**What to work on**
Find the string "that" in the data, then copy every line where it is found.

(Stored data entries)

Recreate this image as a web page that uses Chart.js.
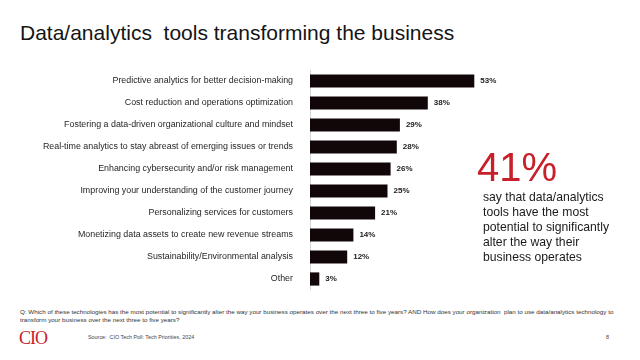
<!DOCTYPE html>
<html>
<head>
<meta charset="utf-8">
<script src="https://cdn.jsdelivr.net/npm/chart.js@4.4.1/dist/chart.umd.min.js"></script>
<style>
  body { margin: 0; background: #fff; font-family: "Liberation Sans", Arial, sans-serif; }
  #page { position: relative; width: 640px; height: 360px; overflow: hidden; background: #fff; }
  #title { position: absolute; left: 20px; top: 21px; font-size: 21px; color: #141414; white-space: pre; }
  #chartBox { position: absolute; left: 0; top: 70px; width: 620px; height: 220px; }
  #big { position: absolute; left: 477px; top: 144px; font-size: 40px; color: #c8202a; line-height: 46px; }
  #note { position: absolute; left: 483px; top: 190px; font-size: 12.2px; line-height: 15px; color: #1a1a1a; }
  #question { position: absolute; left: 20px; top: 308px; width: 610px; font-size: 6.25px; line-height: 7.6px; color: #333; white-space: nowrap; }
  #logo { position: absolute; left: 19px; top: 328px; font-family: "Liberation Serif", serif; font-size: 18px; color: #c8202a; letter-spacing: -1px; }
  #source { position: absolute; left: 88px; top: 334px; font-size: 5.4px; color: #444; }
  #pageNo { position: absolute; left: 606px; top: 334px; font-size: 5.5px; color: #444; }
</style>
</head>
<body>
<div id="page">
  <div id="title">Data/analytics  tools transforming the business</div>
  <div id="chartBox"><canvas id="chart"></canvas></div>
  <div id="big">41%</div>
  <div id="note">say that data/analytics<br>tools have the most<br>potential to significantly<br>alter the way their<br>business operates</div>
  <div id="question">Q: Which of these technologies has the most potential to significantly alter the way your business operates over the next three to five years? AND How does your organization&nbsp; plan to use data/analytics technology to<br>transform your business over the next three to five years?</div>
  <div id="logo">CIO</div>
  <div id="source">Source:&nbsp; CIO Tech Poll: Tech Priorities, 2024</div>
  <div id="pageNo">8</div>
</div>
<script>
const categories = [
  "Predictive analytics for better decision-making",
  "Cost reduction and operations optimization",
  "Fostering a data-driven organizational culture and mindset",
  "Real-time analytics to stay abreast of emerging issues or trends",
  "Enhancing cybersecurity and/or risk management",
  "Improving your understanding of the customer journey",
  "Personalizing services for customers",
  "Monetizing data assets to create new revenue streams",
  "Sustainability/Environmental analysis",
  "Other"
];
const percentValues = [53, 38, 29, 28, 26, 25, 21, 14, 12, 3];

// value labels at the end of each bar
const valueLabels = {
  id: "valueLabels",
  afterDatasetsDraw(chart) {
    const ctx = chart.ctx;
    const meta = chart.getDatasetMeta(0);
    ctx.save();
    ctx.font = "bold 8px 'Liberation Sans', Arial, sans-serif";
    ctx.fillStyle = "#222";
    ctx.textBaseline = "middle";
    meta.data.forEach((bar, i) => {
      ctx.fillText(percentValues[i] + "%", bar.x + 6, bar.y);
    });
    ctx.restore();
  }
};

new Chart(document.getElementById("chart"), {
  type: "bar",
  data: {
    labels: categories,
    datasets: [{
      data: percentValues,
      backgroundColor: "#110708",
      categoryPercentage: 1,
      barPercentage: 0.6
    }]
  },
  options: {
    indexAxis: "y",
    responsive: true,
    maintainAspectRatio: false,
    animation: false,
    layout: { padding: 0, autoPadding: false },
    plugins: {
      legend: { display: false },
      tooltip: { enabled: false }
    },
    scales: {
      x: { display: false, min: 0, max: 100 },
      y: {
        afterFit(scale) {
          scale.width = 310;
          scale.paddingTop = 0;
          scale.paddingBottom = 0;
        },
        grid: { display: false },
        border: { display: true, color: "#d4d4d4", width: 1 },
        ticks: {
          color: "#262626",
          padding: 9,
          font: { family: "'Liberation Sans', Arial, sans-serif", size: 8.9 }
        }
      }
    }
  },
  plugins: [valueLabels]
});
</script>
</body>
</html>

...

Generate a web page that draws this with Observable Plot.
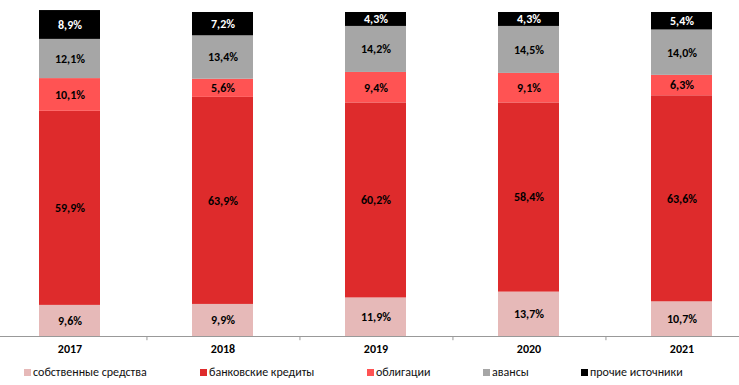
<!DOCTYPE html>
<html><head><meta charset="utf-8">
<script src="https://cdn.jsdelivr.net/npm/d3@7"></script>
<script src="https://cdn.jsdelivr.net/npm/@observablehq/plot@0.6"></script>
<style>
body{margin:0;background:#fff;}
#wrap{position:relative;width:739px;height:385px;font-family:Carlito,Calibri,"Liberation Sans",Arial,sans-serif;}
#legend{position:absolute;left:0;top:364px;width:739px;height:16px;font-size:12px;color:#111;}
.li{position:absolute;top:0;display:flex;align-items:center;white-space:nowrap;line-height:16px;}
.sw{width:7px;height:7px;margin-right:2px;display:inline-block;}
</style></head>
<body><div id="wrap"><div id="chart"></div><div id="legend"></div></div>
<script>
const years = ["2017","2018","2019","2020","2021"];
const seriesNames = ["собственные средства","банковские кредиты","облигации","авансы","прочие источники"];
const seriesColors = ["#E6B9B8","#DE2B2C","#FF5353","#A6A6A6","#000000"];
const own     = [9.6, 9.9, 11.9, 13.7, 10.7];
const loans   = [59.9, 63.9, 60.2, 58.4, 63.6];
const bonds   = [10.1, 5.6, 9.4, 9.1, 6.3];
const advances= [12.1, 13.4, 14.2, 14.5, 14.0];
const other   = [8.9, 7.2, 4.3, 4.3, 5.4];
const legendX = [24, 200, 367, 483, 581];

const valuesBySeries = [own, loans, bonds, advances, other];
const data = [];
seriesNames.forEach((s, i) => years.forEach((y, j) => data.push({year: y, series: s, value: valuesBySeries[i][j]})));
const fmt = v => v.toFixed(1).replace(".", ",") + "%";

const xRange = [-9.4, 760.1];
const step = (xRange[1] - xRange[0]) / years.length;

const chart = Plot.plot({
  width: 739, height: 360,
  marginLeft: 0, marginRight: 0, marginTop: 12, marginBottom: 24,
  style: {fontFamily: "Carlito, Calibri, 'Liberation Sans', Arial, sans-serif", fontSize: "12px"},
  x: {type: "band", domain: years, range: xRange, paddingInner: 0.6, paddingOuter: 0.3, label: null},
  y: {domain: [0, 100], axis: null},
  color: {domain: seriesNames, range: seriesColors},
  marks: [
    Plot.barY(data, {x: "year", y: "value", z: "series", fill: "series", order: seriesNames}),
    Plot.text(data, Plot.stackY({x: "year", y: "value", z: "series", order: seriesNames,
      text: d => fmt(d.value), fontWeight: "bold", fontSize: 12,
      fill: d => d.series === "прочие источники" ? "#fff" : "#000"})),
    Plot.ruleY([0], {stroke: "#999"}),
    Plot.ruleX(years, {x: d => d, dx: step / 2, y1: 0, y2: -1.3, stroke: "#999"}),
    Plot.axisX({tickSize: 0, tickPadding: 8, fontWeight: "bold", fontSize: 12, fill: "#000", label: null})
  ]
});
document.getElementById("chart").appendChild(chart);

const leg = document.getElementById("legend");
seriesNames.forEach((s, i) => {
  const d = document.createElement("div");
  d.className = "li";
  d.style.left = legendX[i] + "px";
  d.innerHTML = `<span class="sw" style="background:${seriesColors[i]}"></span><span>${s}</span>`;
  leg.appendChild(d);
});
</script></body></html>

==

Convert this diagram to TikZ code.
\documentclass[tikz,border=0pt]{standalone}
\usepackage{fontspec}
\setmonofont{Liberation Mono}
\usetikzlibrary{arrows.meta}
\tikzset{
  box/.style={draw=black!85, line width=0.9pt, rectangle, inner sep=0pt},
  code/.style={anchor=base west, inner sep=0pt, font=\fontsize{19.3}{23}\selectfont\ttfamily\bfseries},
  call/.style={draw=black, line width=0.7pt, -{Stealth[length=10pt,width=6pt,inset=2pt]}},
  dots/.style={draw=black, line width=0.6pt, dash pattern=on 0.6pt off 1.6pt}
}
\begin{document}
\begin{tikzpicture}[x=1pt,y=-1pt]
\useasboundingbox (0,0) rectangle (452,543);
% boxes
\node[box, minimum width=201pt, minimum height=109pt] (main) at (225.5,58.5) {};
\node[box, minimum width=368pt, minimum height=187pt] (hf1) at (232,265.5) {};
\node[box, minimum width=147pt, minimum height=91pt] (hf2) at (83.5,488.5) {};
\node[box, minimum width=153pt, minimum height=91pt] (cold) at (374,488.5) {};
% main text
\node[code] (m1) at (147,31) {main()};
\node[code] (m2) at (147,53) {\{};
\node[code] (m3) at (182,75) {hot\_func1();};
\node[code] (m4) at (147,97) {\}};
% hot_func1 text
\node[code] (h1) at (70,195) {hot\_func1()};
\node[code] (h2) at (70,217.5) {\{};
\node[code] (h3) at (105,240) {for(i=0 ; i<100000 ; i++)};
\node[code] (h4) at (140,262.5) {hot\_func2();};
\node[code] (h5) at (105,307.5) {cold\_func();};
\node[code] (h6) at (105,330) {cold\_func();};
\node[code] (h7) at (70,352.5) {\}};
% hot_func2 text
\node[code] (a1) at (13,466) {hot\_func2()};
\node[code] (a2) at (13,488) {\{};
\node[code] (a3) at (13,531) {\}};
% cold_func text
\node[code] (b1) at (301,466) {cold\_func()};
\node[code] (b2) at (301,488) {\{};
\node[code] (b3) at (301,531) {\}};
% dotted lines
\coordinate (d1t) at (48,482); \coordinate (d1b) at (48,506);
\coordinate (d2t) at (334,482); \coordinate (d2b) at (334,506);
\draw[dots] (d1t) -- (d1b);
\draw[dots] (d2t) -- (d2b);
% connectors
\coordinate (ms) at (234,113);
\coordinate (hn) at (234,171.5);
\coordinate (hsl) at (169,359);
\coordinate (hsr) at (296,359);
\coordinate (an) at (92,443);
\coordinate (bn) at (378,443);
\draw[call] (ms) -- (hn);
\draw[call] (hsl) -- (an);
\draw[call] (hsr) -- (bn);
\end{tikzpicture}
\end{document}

**Final result**
Recreate this image as a web page that uses Chart.js.
  <div id="note">say that data/analytics<br>tools have the most<br>potential to significantly<br>alter the way their<br>business operates</div>
Generate a web page that draws this with Observable Plot.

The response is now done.